I'm bit confused regarding MQTT broker. Basically, the confusion is, there are so many things being used for data storing, transfer and processing (like Flume, HDInsight, Spark etc). So, when and why I need to use one MQTT broker?

If I would like to use Windows 10 IoT application with HiveMQ, from where can I get the details? how to use it? How I get benefit out of this MQTT broker? Can I not send data from my IoT application directly using Azure or HDFS? So, how MQTT broker fits into it or helping me to achieve something?

I'm new to all these and tried to find some tutorials, however, I'm not getting anything proper. Please explain it in more details or give some tutorials for this?

Thanks in advance !

anonymous2 · Answer 1 · Sep 21, 2018

This is an architectural choice. IoT applications are possible without MQTT but there are some advantages when using MQTT. If you are completely new to MQTT, take a look at this in-depth MQTT series: http://forkbomb-blog.de/2015/all-you-need-to-know-about-mqtt

Basically the main architectural advantage is publish / subscribe designed for low-latency, high throughput (mobile) communication with minimal protocol overhead (which is important if bandwidth is at a premium). You can completely decouple consumers and producers.
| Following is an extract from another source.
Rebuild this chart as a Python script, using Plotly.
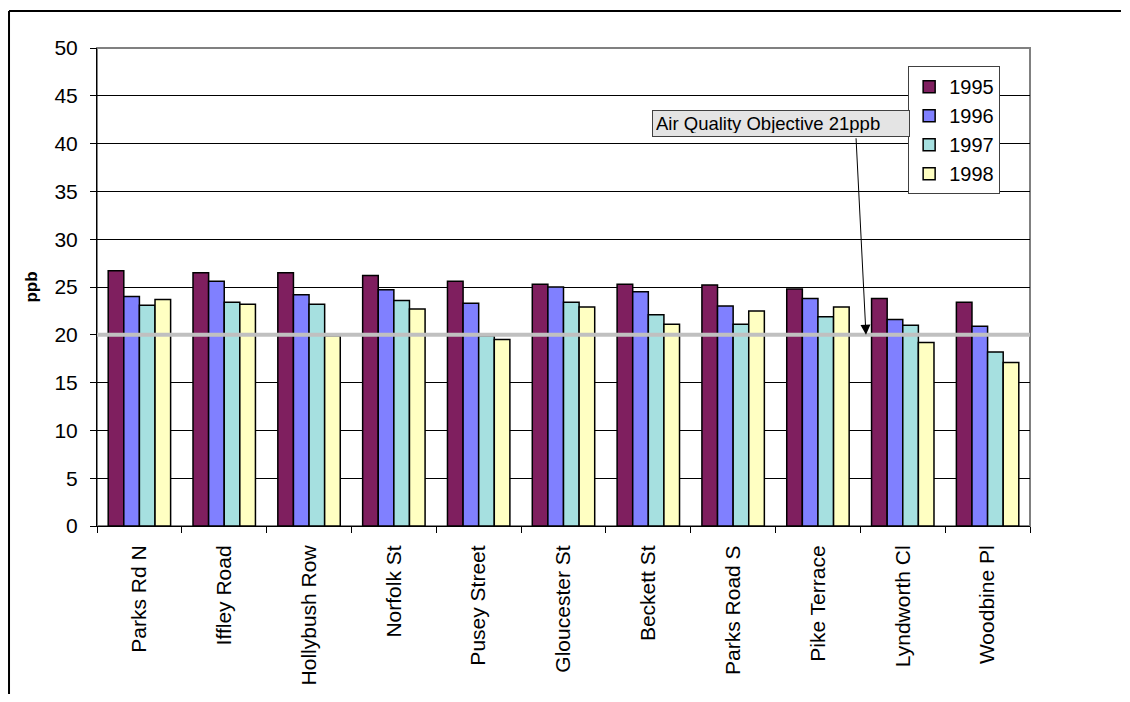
import plotly.graph_objects as go

sites = ["Parks Rd N", "Iffley Road", "Hollybush Row", "Norfolk St", "Pusey Street",
         "Gloucester St", "Beckett St", "Parks Road S", "Pike Terrace", "Lyndworth Cl", "Woodbine Pl"]
years = ["1995", "1996", "1997", "1998"]
v1995 = [26.7, 26.5, 26.5, 26.2, 25.6, 25.3, 25.3, 25.2, 24.8, 23.8, 23.4]
v1996 = [24.0, 25.6, 24.2, 24.7, 23.3, 25.0, 24.5, 23.0, 23.8, 21.6, 20.9]
v1997 = [23.1, 23.4, 23.2, 23.6, 19.9, 23.4, 22.1, 21.1, 21.9, 21.0, 18.2]
v1998 = [23.7, 23.2, 19.9, 22.7, 19.5, 22.9, 21.1, 22.5, 22.9, 19.2, 17.1]
objective_line = 20
annotation_text = "Air Quality Objective 21ppb"
y_ticks = list(range(0, 55, 5))

series = [v1995, v1996, v1997, v1998]
colors = ["#7F1F5F", "#8080FF", "#A6E0E0", "#FFFFC2"]

FONT = "Arial, Liberation Sans, sans-serif"

fig = go.Figure()
for name, vals, col in zip(years, series, colors):
    fig.add_trace(go.Bar(
        x=sites, y=vals, name=name,
        marker=dict(color=col, line=dict(color="black", width=1.5)),
    ))

fig.update_layout(
    width=1114, height=686,
    margin=dict(l=89, r=92, t=40, b=168, autoexpand=False),
    paper_bgcolor="white", plot_bgcolor="white",
    barmode="group", bargap=0.264, bargroupgap=0,
    font=dict(family=FONT, color="black", size=21),
    showlegend=True,
    legend=dict(
        x=0.968, y=0.962, xanchor="right", yanchor="top",
        bgcolor="white", bordercolor="#404040", borderwidth=1,
        font=dict(family=FONT, size=20, color="black"),
        tracegroupgap=0,
    ),
)

fig.update_yaxes(
    range=[0, 50], tickvals=y_ticks, ticktext=[str(t) for t in y_ticks],
    showgrid=True, gridcolor="black", gridwidth=1,
    showline=True, linecolor="black", linewidth=1,
    ticks="outside", ticklen=6, tickcolor="black", tickwidth=1,
    ticklabelstandoff=8, automargin=False,
    tickfont=dict(family=FONT, size=21, color="black"),
    title=dict(text="<b>ppb</b>", font=dict(family=FONT, size=17, color="black"), standoff=12),
    zeroline=False,
)
fig.update_xaxes(
    type="category",
    showline=True, linecolor="black", linewidth=1,
    ticks="outside", ticklen=6, tickcolor="black", tickwidth=1,
    tickson="boundaries", automargin=False,
    tickangle=-90, ticklabelstandoff=10,
    tickfont=dict(family=FONT, size=21, color="black"),
    showgrid=False,
)

shapes = [
    # plot area border (grey, top/right visible)
    dict(type="rect", xref="paper", yref="paper", x0=0, x1=1, y0=0, y1=1,
         line=dict(color="#808080", width=2), layer="below"),
    # objective line
    dict(type="line", xref="paper", yref="y", x0=0, x1=1, y0=objective_line, y1=objective_line,
         line=dict(color="#C0C0C0", width=4), layer="above"),
    # outer chart frame: top and left edges
    dict(type="line", xref="paper", yref="paper", x0=-0.0943, x1=1.0975, y0=1.0774, y1=1.0774,
         line=dict(color="black", width=2), layer="above"),
    dict(type="line", xref="paper", yref="paper", x0=-0.0943, x1=-0.0943, y0=-0.36, y1=1.0774,
         line=dict(color="black", width=2), layer="above"),
]
fig.update_layout(shapes=shapes)

fig.add_annotation(
    text=annotation_text, xref="paper", yref="paper",
    x=0.7331, y=0.842, xanchor="center", yanchor="middle",
    showarrow=False, align="left", width=250, height=19,
    bgcolor="#E4E4E4", bordercolor="#404040", borderwidth=1, borderpad=3,
    font=dict(family=FONT, size=18.5, color="black"),
)
fig.add_annotation(
    text="", xref="paper", yref="y",
    x=0.8242, y=objective_line,
    ax=-10, ay=-198, axref="pixel", ayref="pixel",
    showarrow=True, arrowhead=2, arrowsize=2, arrowwidth=1, arrowcolor="black",
    standoff=0, startstandoff=0,
)

fig.write_html("out.html")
HDFS is the (distributed) Hadoop file system and is the foundation for Map / Reduce processing. It is not comparable to a MQTT broker. The MQTT broker could write to the HDFS, though (in case of HiveMQ with a custom plugin).

Basically MQTT is a protocol while the products you are mentioning are, well, products which solve completely different problems:

Flume is basically used for log aggregation at scale. You won't use MQTT for that, at least there is not too much advantage because this is typically done in backend applications.

Spark and Hadoop shine at Big Data crunching. They are a framework and not a ready to use solution. They are not really comparable to MQTT. Often MQTT brokers like HiveMQ are used in conjunction with these, Spark / Hadoop for data processing and HiveMQ for communication.